A brief overview of the process our students will work through is outlined below in the ‘NoTosh’ image accompanying this article.

The Design Thinking team from Christian College is made up of staff from the Senior, Bellarine and Middle School campuses, comprising of Rick Geall (Team Leader), Nicola Morrish, Michelle Williams, Ingrid Staggard and David Hatswell.
The group has already attended ISV for ‘incubator workshops’ with the NoTosh team, a video briefing with Ewan McIntosh, onsite coaching, as well as scoping the work for an ‘exemplar’ unit of work to be delivered to our Year 7 cohort in Term 3, based on the Design Thinking process.

We are hoping that through our participation in this project, we will not only be offered expertise and coaching in Design Thinking but also the opportunity to test, trial and implement this process, with a view to this process being adopted across our campuses when new units of study are planned and developed.
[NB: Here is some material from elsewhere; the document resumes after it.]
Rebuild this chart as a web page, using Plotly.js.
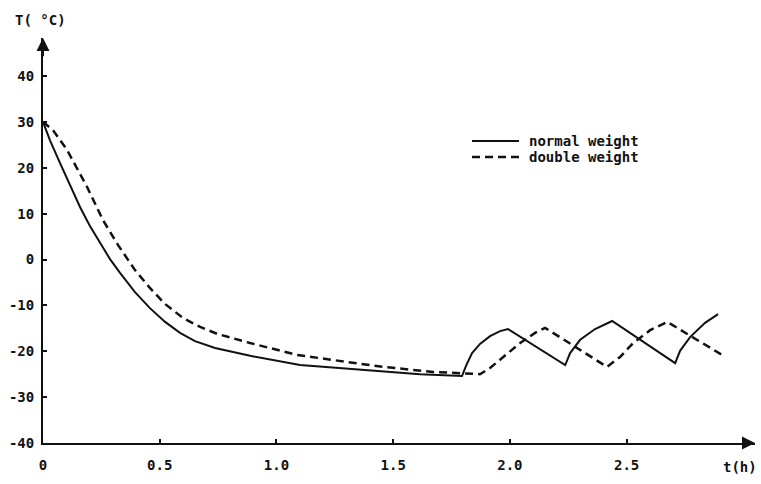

Furthermore, this process provides a framework for us to continue our pursuit of developing 21st century (future) learning skills for our students. This also supports the learning dispositions adopted through the ‘Building Learning Power’ language, already being implemented across the College.

Our team have been meeting regularly and thus far have established a number of key outcomes for the Year 7 project; that will require varying integrated input from a range of different subject and faculty domains:

  • An overarching big idea of ‘Sustainability’ that delivers a real-world outcome.

  • A unit sequence that follows the Design Thinking process: Immersion, Synthesis, Ideation, Prototype, and Feedforward.

  • A potential to focus on three particular 21st century (future) skills suited to the theme and real-world outcome: examples may include ‘Collaboration’, ‘Problem Solving’ and ‘Self-Regulation’.

  • A commitment to both formative and summative assessment.

The Design Thinking process is a valuable tool that we hope our students will be able to use when trying to solve various ‘problems’ – and not just at school. The NoTosh organisation works with schools, the business sector, healthcare, industry and enterprise. We want to equip our young people with the skills that will best prepare them to complete ‘good work’ in the future, regardless of what that future might look like!

I can personally confirm that the Design Thinking process really does work and elicits some deep and creative thinking. At a recent professional learning team meeting with my colleagues, Mr Rick Geall ‘stepped’ us through the Design Thinking process as we explored and collaboratively engaged with a ‘problem’ to scope a project to be implemented next year. Using this process to guide our work and the subsequent discussion proved incredibly valuable, and allowed us to wrestle with various prototypes to ‘feedforward’ to our anticipated end goal. You will have to wait until next year (as will we!) to see this particular project come to fruition. Indeed, through the adoption of this process, Design Thinking has wonderful scope to further benefit our staff and broader College.

This is an exciting opportunity. I believe it is an integral component of our teaching and learning framework. I am most grateful to the staff who have actively embraced the Design Thinking project and are investing great time, energy and passion to plan and provide the very best learning opportunities for our students.